My actual birthday was today, the 7th, and my wife, my friend and I went to Chevy’s, a cool Tex-Mex restaurant where we had Margaritas and Enchilladas. It’s such a fun restaurant, we love it! The thing about Chevy’s though is that on your birthday, the waiting staff come out and sing a fast ‘Happy Happy Birthday’ song to you, clapping their hands quickly, putting a straw sombrero on your head and giving you a free ice cream. I was, I think, the fourth birthday boy/girl in there, and there were others after me. It wasn’t even that busy! I wonder if people lie about it actually being their birthday just to get the hat and the moment of special attention? I don’t know, but those waiters probably get sick of birthdays after a while.

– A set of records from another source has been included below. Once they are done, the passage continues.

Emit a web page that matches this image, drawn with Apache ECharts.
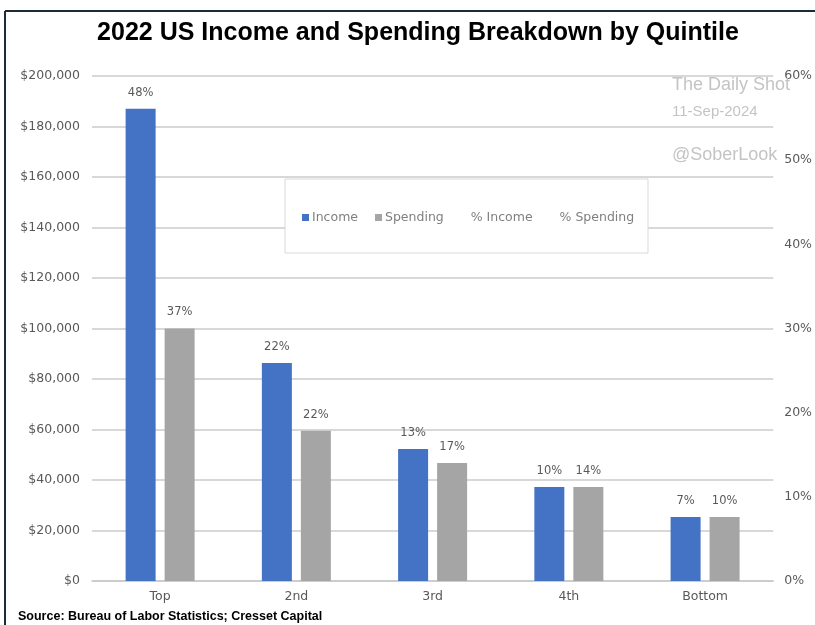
<!DOCTYPE html>
<html>
<head>
<meta charset="utf-8">
<script src="https://cdn.jsdelivr.net/npm/echarts@6/dist/echarts.min.js"></script>
<style>
  html, body { margin: 0; padding: 0; background: #fff; }
  #chart { width: 815px; height: 625px; }
</style>
</head>
<body>
<div id="chart"></div>
<script>
// Quintile groups along the x axis
const quintiles = ['Top', '2nd', '3rd', '4th', 'Bottom'];
// Average annual income and spending per quintile (USD)
const income = [187000, 86300, 52300, 37200, 25300];
const spending = [100000, 59500, 46700, 37200, 25300];
// Share of total income / spending held by each quintile (%)
const pctIncome = [48, 22, 13, 10, 7];
const pctSpending = [37, 22, 17, 14, 10];
// Right-hand percentage axis ticks
const pctTicks = [0, 10, 20, 30, 40, 50, 60];

const axisFont = "'DejaVu Sans', 'Noto Sans', sans-serif";
const labelGrey = '#595959';

const chart = echarts.init(document.getElementById('chart'));

chart.setOption({
  animation: false,
  backgroundColor: '#ffffff',
  grid: { left: 92, right: 36, top: 76, bottom: 44 },
  legend: {
    left: 297,
    top: 206,
    z: 10,
    itemWidth: 7,
    itemHeight: 7,
    itemGap: 17,
    textStyle: { color: '#7f7f7f', fontSize: 12.5, fontFamily: axisFont, padding: [0, 0, 0, -2] },
    data: [
      { name: 'Income', icon: 'rect' },
      { name: 'Spending', icon: 'rect' },
      { name: '% Income', icon: 'none' },
      { name: '% Spending', icon: 'none' }
    ]
  },
  xAxis: {
    type: 'category',
    data: quintiles,
    axisLine: { lineStyle: { color: '#c8c8c8', width: 1.5 } },
    axisTick: { show: false },
    axisLabel: { color: labelGrey, fontSize: 12.5, fontFamily: axisFont, margin: 9 }
  },
  yAxis: [
    {
      type: 'value',
      min: 0,
      max: 200000,
      interval: 20000,
      axisLine: { show: false },
      axisTick: { show: false },
      splitLine: { lineStyle: { color: '#cbcbcb', width: 1.5 } },
      axisLabel: {
        color: labelGrey,
        fontSize: 12.5,
        fontFamily: axisFont,
        margin: 12,
        formatter: v => '$' + v.toLocaleString('en-US')
      }
    },
    {
      type: 'value',
      min: pctTicks[0],
      max: pctTicks[pctTicks.length - 1],
      interval: 10,
      position: 'right',
      axisLine: { show: false },
      axisTick: { show: false },
      splitLine: { show: false },
      axisLabel: {
        color: labelGrey,
        fontSize: 12.5,
        fontFamily: axisFont,
        margin: 11,
        formatter: v => v + '%'
      }
    }
  ],
  series: [
    {
      name: 'Income',
      type: 'bar',
      data: income,
      barWidth: 30,
      barGap: '30%',
      itemStyle: { color: '#4472c4' },
      label: {
        show: true,
        position: 'top',
        distance: 10,
        color: labelGrey,
        fontSize: 11.5,
        fontFamily: axisFont,
        formatter: p => pctIncome[p.dataIndex] + '%'
      }
    },
    {
      name: 'Spending',
      type: 'bar',
      data: spending,
      barWidth: 30,
      itemStyle: { color: '#a5a5a5' },
      label: {
        show: true,
        position: 'top',
        distance: 10,
        color: labelGrey,
        fontSize: 11.5,
        fontFamily: axisFont,
        formatter: p => pctSpending[p.dataIndex] + '%'
      }
    },
    {
      name: '% Income',
      type: 'line',
      yAxisIndex: 1,
      data: [],
      itemStyle: { color: '#ffffff' }
    },
    {
      name: '% Spending',
      type: 'line',
      yAxisIndex: 1,
      data: [],
      itemStyle: { color: '#ffffff' }
    }
  ],
  graphic: [
    // frame edges
    { type: 'line', z: 20, shape: { x1: 5, y1: 11, x2: 815, y2: 11 }, style: { stroke: '#1c2b39', lineWidth: 2 } },
    { type: 'line', z: 20, shape: { x1: 5, y1: 11, x2: 5, y2: 625 }, style: { stroke: '#1c2b39', lineWidth: 2 } },
    // legend panel
    { type: 'rect', z: 5, shape: { x: 285, y: 179, width: 363, height: 74 },
      style: { fill: '#ffffff', stroke: '#d9d9d9', lineWidth: 1 } },
    // heading
    { type: 'text', z: 20, x: 418, y: 33,
      style: { text: '2022 US Income and Spending Breakdown by Quintile', fill: '#000000',
        fontSize: 25, fontWeight: 'bold', fontFamily: "'Liberation Sans', Arial, sans-serif",
        align: 'center', verticalAlign: 'middle' } },
    // credit marks
    { type: 'text', z: 20, x: 672, y: 85,
      style: { text: 'The Daily Shot', fill: '#c4c4c4', fontSize: 18,
        fontFamily: "'Liberation Sans', Arial, sans-serif", verticalAlign: 'middle' } },
    { type: 'text', z: 20, x: 672, y: 112,
      style: { text: '11-Sep-2024', fill: '#c4c4c4', fontSize: 15,
        fontFamily: "'Liberation Sans', Arial, sans-serif", verticalAlign: 'middle' } },
    { type: 'text', z: 20, x: 672, y: 155,
      style: { text: '@SoberLook', fill: '#c4c4c4', fontSize: 18,
        fontFamily: "'Liberation Sans', Arial, sans-serif", verticalAlign: 'middle' } },
    // source note
    { type: 'text', z: 20, x: 18, y: 617,
      style: { text: 'Source: Bureau of Labor Statistics; Cresset Capital', fill: '#000000',
        fontSize: 12.5, fontWeight: 'bold', fontFamily: "'Liberation Sans', Arial, sans-serif",
        verticalAlign: 'middle' } }
  ]
});
</script>
</body>
</html>
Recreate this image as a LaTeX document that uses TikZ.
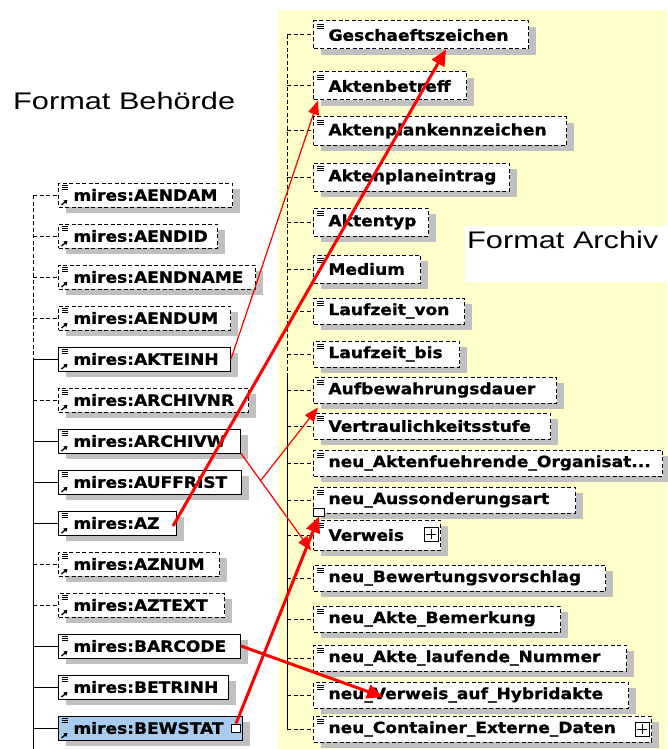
\documentclass[tikz,border=0pt]{standalone}
\usepackage{fontspec}
\usetikzlibrary{arrows.meta,shadows}
\newfontfamily\boxfont[FakeStretch=1.1,FakeBold=1]{DejaVu Sans}
\newfontfamily\titlefont[FakeStretch=1.28]{Liberation Sans}
\definecolor{archivbg}{RGB}{255,255,204}
\definecolor{selblue}{RGB}{168,204,240}
\definecolor{shadowgray}{RGB}{192,192,192}
\hyphenpenalty=10000
\exhyphenpenalty=10000

\begin{document}
\begin{tikzpicture}[x=1pt,y=-1pt]

\tikzstyle{opt} = [dash pattern=on 4pt off 2.5pt]
\tikzstyle{box} = [draw=black, fill=white, line width=1pt, anchor=west, align=left, inner xsep=15pt, inner ysep=0pt, font=\boxfont\bfseries\fontsize{15.5}{17}\selectfont, drop shadow={shadow xshift=7pt, shadow yshift=-6pt, fill=shadowgray, opacity=1}]
\tikzstyle{lbox} = [box, minimum height=24pt, path picture={
  \draw[solid, line width=0.9pt] ([shift={(3pt,-2.5pt)}]path picture bounding box.north west) -- ++(6pt,0pt)
    ([shift={(3pt,-4.7pt)}]path picture bounding box.north west) -- ++(6pt,0pt)
    ([shift={(3pt,-6.9pt)}]path picture bounding box.north west) -- ++(6pt,0pt);
  \draw[solid, line width=1.3pt, -{Triangle[length=3.5pt,width=4.5pt]}] ([shift={(3pt,2pt)}]path picture bounding box.south west) -- ++(6pt,5pt);}]
\tikzstyle{rbox} = [box, opt, minimum height=26pt, path picture={
  \draw[solid, line width=0.9pt] ([shift={(3pt,-3pt)}]path picture bounding box.north west) -- ++(7pt,0pt)
    ([shift={(3pt,-5.2pt)}]path picture bounding box.north west) -- ++(7pt,0pt)
    ([shift={(3pt,-7.4pt)}]path picture bounding box.north west) -- ++(7pt,0pt);}]
\tikzstyle{port} = [draw=black, fill=white, line width=0.9pt, minimum width=9pt, minimum height=8pt, inner sep=0pt]
\tikzstyle{expander} = [draw=black, fill=white, line width=0.9pt, minimum size=14pt, inner sep=0pt, path picture={
  \draw[line width=0.9pt] ([yshift=-2pt]path picture bounding box.north) -- ([yshift=2pt]path picture bounding box.south)
    ([xshift=2pt]path picture bounding box.west) -- ([xshift=-2pt]path picture bounding box.east);}]
\tikzstyle{title} = [inner sep=0pt, anchor=base west, font=\titlefont\fontsize{24}{28}\selectfont]
\tikzstyle{link} = [red, line width=1.2pt, -{Triangle[length=14pt,width=11pt]}]
\tikzstyle{mainlink} = [red, line width=3pt, -{Triangle[length=16pt,width=14pt]}]

\useasboundingbox (0,0) rectangle (667,749);
\fill[archivbg] (278,10) rectangle (667,749);
\fill[white] (465,226) rectangle (667,282);

\node (behoerde) [title] at (13,110) {Format Behörde};
\node (archiv) [title] at (467,248) {Format Archiv};

\coordinate (leftbus) at (33,0);
\coordinate (leftend) at (33,749);
\coordinate (rightbus) at (287,0);
\coordinate (rightsplit) at (287,373);

\node (aendam) [lbox, opt, text width=144pt] at (58,195) {mires:AENDAM};
\node (aendid) [lbox, opt, text width=129pt] at (58,236) {mires:AENDID};
\node (aendname) [lbox, opt, text width=167pt] at (58,277) {mires:AENDNAME};
\node (aendum) [lbox, opt, text width=142pt] at (58,318) {mires:AENDUM};
\node (akteinh) [lbox, text width=142pt] at (58,359) {mires:AKTEINH};
\node (archivnr) [lbox, opt, text width=160pt] at (58,400) {mires:ARCHIVNR};
\node (archivw) [lbox, text width=152pt] at (58,441) {mires:ARCHIVW};
\node (auffrist) [lbox, text width=153pt] at (58,482) {mires:AUFFRIST};
\node (az) [lbox, text width=88pt] at (58,523) {mires:AZ};
\node (aznum) [lbox, opt, text width=131pt] at (58,564) {mires:AZNUM};
\node (aztext) [lbox, opt, text width=136pt] at (58,605) {mires:AZTEXT};
\node (barcode) [lbox, text width=152pt] at (58,646) {mires:BARCODE};
\node (betrinh) [lbox, text width=140pt] at (58,687) {mires:BETRINH};
\node (bewstat) [lbox, fill=selblue, text width=154pt] at (58,728) {mires:BEWSTAT};

\node (geschaeftszeichen) [rbox, minimum height=28pt, text width=185pt] at (313,35) {Geschaeftszeichen};
\node (aktenbetreff) [rbox, minimum height=28pt, text width=123pt] at (313,86) {Aktenbetreff};
\node (aktenplankennzeichen) [rbox, minimum height=28pt, text width=223pt] at (313,131) {Aktenplankennzeichen};
\node (aktenplaneintrag) [rbox, minimum height=28pt, text width=166pt] at (313,177) {Aktenplaneintrag};
\node (aktentyp) [rbox, minimum height=28pt, text width=85pt] at (313,222) {Aktentyp};
\node (medium) [rbox, minimum height=28pt, text width=77pt] at (313,269) {Medium};
\node (laufzeitvon) [rbox, text width=121pt] at (313,311) {Laufzeit\_von};
\node (laufzeitbis) [rbox, text width=116pt] at (313,354) {Laufzeit\_bis};
\node (aufbewahrungsdauer) [rbox, text width=213pt] at (313,390) {Aufbewahrungsdauer};
\node (vertraulichkeit) [rbox, text width=207pt] at (313,426) {Vertraulichkeitsstufe};
\node (organisation) [rbox, text width=319pt] at (313,463) {neu\_Aktenfuehrende\_Organisat...};
\node (aussonderung) [rbox, text width=232pt] at (313,500) {neu\_Aussonderungsart};
\node (verweis) [rbox, minimum height=30pt, text width=97pt] at (313,535) {Verweis};
\node (bewertung) [rbox, text width=262pt] at (313,578) {neu\_Bewertungsvorschlag};
\node (bemerkung) [rbox, text width=217pt] at (313,619) {neu\_Akte\_Bemerkung};
\node (nummer) [rbox, text width=283pt] at (313,658) {neu\_Akte\_laufende\_Nummer};
\node (hybridakte) [rbox, text width=285pt] at (313,695) {neu\_Verweis\_auf\_Hybridakte};
\node (container) [rbox, text width=308pt] at (313,729) {neu\_Container\_Externe\_Daten};

\node (verweisexp) [expander] at (431,534) {};
\node (containerexp) [expander] at (642,729) {};
\node (bewstatport) [port] at (236,728) {};
\node (aussport) [port, minimum width=11pt] at (319,512) {};

\draw[line width=1pt, opt] (leftbus |- aendam) -- (leftbus |- akteinh);
\draw[line width=1pt] (leftbus |- akteinh) -- (leftend);
\draw[line width=1pt, opt] (leftbus |- aendam) -- (aendam.west);
\draw[line width=1pt, opt] (leftbus |- aendid) -- (aendid.west);
\draw[line width=1pt, opt] (leftbus |- aendname) -- (aendname.west);
\draw[line width=1pt, opt] (leftbus |- aendum) -- (aendum.west);
\draw[line width=1pt] (leftbus |- akteinh) -- (akteinh.west);
\draw[line width=1pt, opt] (leftbus |- archivnr) -- (archivnr.west);
\draw[line width=1pt] (leftbus |- archivw) -- (archivw.west);
\draw[line width=1pt] (leftbus |- auffrist) -- (auffrist.west);
\draw[line width=1pt] (leftbus |- az) -- (az.west);
\draw[line width=1pt, opt] (leftbus |- aznum) -- (aznum.west);
\draw[line width=1pt, opt] (leftbus |- aztext) -- (aztext.west);
\draw[line width=1pt] (leftbus |- barcode) -- (barcode.west);
\draw[line width=1pt] (leftbus |- betrinh) -- (betrinh.west);
\draw[line width=1pt] (leftbus |- bewstat) -- (bewstat.west);

\draw[line width=1pt, opt] (rightbus |- geschaeftszeichen) -- (rightsplit);
\draw[line width=1pt] (rightsplit) -- (rightbus |- container);
\draw[line width=1pt, opt] (rightbus |- geschaeftszeichen) -- (geschaeftszeichen.west);
\draw[line width=1pt, opt] (rightbus |- aktenbetreff) -- (aktenbetreff.west);
\draw[line width=1pt, opt] (rightbus |- aktenplankennzeichen) -- (aktenplankennzeichen.west);
\draw[line width=1pt, opt] (rightbus |- aktenplaneintrag) -- (aktenplaneintrag.west);
\draw[line width=1pt, opt] (rightbus |- aktentyp) -- (aktentyp.west);
\draw[line width=1pt, opt] (rightbus |- medium) -- (medium.west);
\draw[line width=1pt, opt] (rightbus |- laufzeitvon) -- (laufzeitvon.west);
\draw[line width=1pt, opt] (rightbus |- laufzeitbis) -- (laufzeitbis.west);
\draw[line width=1pt, opt] (rightbus |- aufbewahrungsdauer) -- (aufbewahrungsdauer.west);
\draw[line width=1pt, opt] (rightbus |- vertraulichkeit) -- (vertraulichkeit.west);
\draw[line width=1pt, opt] (rightbus |- organisation) -- (organisation.west);
\draw[line width=1pt, opt] (rightbus |- aussonderung) -- (aussonderung.west);
\draw[line width=1pt, opt] (rightbus |- verweis) -- (verweis.west);
\draw[line width=1pt, opt] (rightbus |- bewertung) -- (bewertung.west);
\draw[line width=1pt, opt] (rightbus |- bemerkung) -- (bemerkung.west);
\draw[line width=1pt, opt] (rightbus |- nummer) -- (nummer.west);
\draw[line width=1pt, opt] (rightbus |- hybridakte) -- (hybridakte.west);
\draw[line width=1pt, opt] (rightbus |- container) -- (container.west);

\draw[link] (akteinh.east) -- ([xshift=5pt]aktenbetreff.south west);
\draw[mainlink] ([xshift=-4pt,yshift=-3pt]az.east) -- ([xshift=25pt]geschaeftszeichen.south);
\draw[link] (archivw.south east) -- coordinate[pos=0.28] (fork) ([xshift=-2pt]verweis.south west);
\draw[link] (fork) -- ([xshift=5pt,yshift=-4pt]aufbewahrungsdauer.south west);
\draw[mainlink] (bewstatport.north) -- (aussport.south);
\draw[mainlink] (barcode.east) -- ([xshift=70pt,yshift=-2pt]hybridakte.west);
\end{tikzpicture}
\end{document}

But I don’t! I love a birthday. I met my wife at my birthday party four years ago, in Aix. I always tried to get me mates together in Camden every February to celebrate the extra candle. And though I get embarassed & a little nervous when I’m centre of attention, when I’m the Birthday Boy, I do appreciate everything everyone’s done for me, especially this year (if y’all are reading, you know who y’are, many many big big thanks!). Miss me family in London; though I have new family here, it’s hard being so far away. But enough of the personal stuff.

Anyway it’s late, I’m tired, I’ve lost the ability to write, and I’m thirty and feeling it. All I can say now is that even if it is all downhill from here (as another friend in London keeps saying to me, despite being just a month younger and vastly balder – you know who y’are), it’s all part of the mystery of science. And so the blog turns back to poor politics, bad art and a lot of complaining. But right now, I am pretty flippin’ happy.